Last week, NUMSA called for mining deaths to be a criminal offence. As its statement last Tuesday, 17 July said: ‘NUMSA sends its deepest condolences to the loved ones of the six workers who died underground in Limpopo at the Palabora Mining Company’s copper mine on Sunday, after a fire broke out underground in the early hours of Sunday morning.

‘Mine safety remains a huge problem in our country. A spate of deaths at Sibanye-Stillwater’s gold operations, including a seismic event that killed seven miners in early May, has highlighted this crisis. One death underground is far too many and we have seen shockingly high levels of fatalities in the sector in recent years.

‘Once again the capitalist system has demonstrated its brutality against the working class. The mining industry does not value the lives of African workers in the sector and that is why we continue to see high numbers of fatalities in the industry. We call for a full investigation into this incident, and in the sector as a whole. Furthermore, we reinforce calls made by our federation SAFTU for the Mine Health and Safety Act to be amended to allow for the prosecution of mine bosses if workers are killed underground. They must be held personally liable for lives lost underground. Perhaps if this is done, we will begin to see an end to fatalities underground.
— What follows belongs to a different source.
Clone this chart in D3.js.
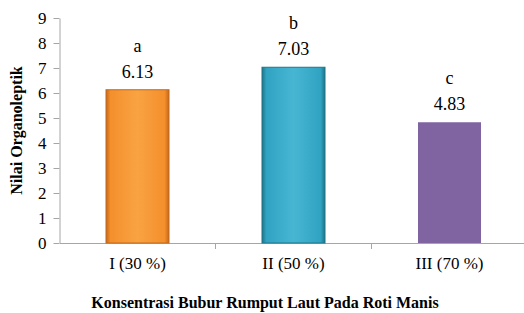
<!DOCTYPE html>
<html>
<head>
<meta charset="UTF-8">
<title>Nilai Organoleptik</title>
<script src="https://d3js.org/d3.v7.min.js"></script>
</head>
<body style="margin:0; background:#fff;">
<svg width="524" height="313"></svg>
<script>
    var categories = ["I (30 %)", "II (50 %)", "III (70 %)"];
    var values = [6.13, 7.03, 4.83];
    var letters = ["a", "b", "c"];
    var yTicks = [0, 1, 2, 3, 4, 5, 6, 7, 8, 9];
    var colors = [
        { main: "#f48f2c", light: "#f9a343", dark: "#c4681c" },
        { main: "#31a3c2", light: "#46b6d3", dark: "#1f7589" },
        { main: "#8063a1", light: "#8063a1", dark: "#8063a1" }
    ];

    var FONT = "Liberation Serif";
    var axisColor = "#a6a6a6";
    var margin = { top: 18, right: 0, bottom: 70, left: 59.5 };
    var svg = d3.select("svg").attr("font-family", FONT);
    var width = 468, height = 225;

    var x = d3.scaleBand().domain(categories).range([0, width]).padding(0);
    var y = d3.scaleLinear().domain([0, 9]).range([height, 0]);

    var defs = svg.append("defs");
    colors.forEach(function(c, i) {
        var g = defs.append("linearGradient").attr("id", "grad" + i)
            .attr("x1", 0).attr("x2", 1).attr("y1", 0).attr("y2", 0);
        g.append("stop").attr("offset", "0%").attr("stop-color", c.dark);
        g.append("stop").attr("offset", "7%").attr("stop-color", c.main);
        g.append("stop").attr("offset", "50%").attr("stop-color", c.light);
        g.append("stop").attr("offset", "93%").attr("stop-color", c.main);
        g.append("stop").attr("offset", "100%").attr("stop-color", c.dark);
    });

    var chart = svg.append("g")
        .attr("transform", "translate(" + margin.left + "," + margin.top + ")");

    function styleAxis(g) {
        g.attr("font-family", FONT).attr("font-size", 17);
        g.selectAll("path, line").attr("stroke", axisColor);
        g.selectAll("text").attr("fill", "#000").attr("font-family", FONT);
    }

    // y axis
    chart.append("g")
        .call(d3.axisLeft(y).tickValues(yTicks).tickSize(6).tickSizeOuter(0).tickPadding(7))
        .call(styleAxis)
        .call(function(g) { g.selectAll("text").attr("dy", "0.34em"); });

    // x axis
    var xa = chart.append("g")
        .attr("transform", "translate(0," + height + ")")
        .call(d3.axisBottom(x).tickSize(0).tickPadding(14))
        .call(styleAxis);
    xa.selectAll(".tick line").remove();
    xa.selectAll(".sep")
        .data(categories.slice(1))
        .enter().append("line")
        .attr("x1", function(d) { return x(d); })
        .attr("x2", function(d) { return x(d); })
        .attr("y1", 0).attr("y2", 6)
        .attr("stroke", axisColor);

    var barW = 63;
    var bars = chart.selectAll(".bar")
        .data(values)
        .enter().append("g");

    bars.append("rect")
        .attr("x", function(d, i) { return x(categories[i]) + x.bandwidth() / 2 - barW / 2; })
        .attr("y", function(d) { return y(d); })
        .attr("width", barW)
        .attr("height", function(d) { return height - y(d); })
        .attr("fill", function(d, i) { return "url(#grad" + i + ")"; })
        .attr("stroke", function(d, i) { return i < 2 ? colors[i].dark : "none"; })
        .attr("stroke-width", 1);

    bars.append("text")
        .attr("x", function(d, i) { return x(categories[i]) + x.bandwidth() / 2; })
        .attr("y", function(d) { return y(d) - 12; })
        .attr("text-anchor", "middle").attr("font-size", 18).attr("font-family", FONT)
        .text(function(d) { return d.toFixed(2); });

    bars.append("text")
        .attr("x", function(d, i) { return x(categories[i]) + x.bandwidth() / 2; })
        .attr("y", function(d) { return y(d) - 38; })
        .attr("text-anchor", "middle").attr("font-size", 18).attr("font-family", FONT)
        .text(function(d, i) { return letters[i]; });

    // titles
    svg.append("text")
        .attr("transform", "translate(22," + (margin.top + height / 2) + ") rotate(-90)")
        .attr("text-anchor", "middle").attr("font-size", 16).attr("font-weight", "bold")
        .attr("font-family", FONT)
        .text("Nilai Organoleptik");

    svg.append("text")
        .attr("x", 265).attr("y", 308)
        .attr("text-anchor", "middle").attr("font-size", 16).attr("font-weight", "bold")
        .attr("font-family", FONT)
        .text("Konsentrasi Bubur Rumput Laut Pada Roti Manis");
</script>
</body>
</html>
‘The only permanent solution to this crisis is for mines to be nationalised. These are strategic assets which should be placed under the democratic ownership of the working class. They should not be profit driven, and used as vehicles to enrich the elite minority. Instead, they should operate for the benefit of the working class majority and society in general. This is the kind of society we are fighting for with the formation of the Socialist Revolutionary Workers Party. The SRWP will be a sword and a spear to drive an agenda in the interests of the working class majority, who are the creators of wealth in our society.’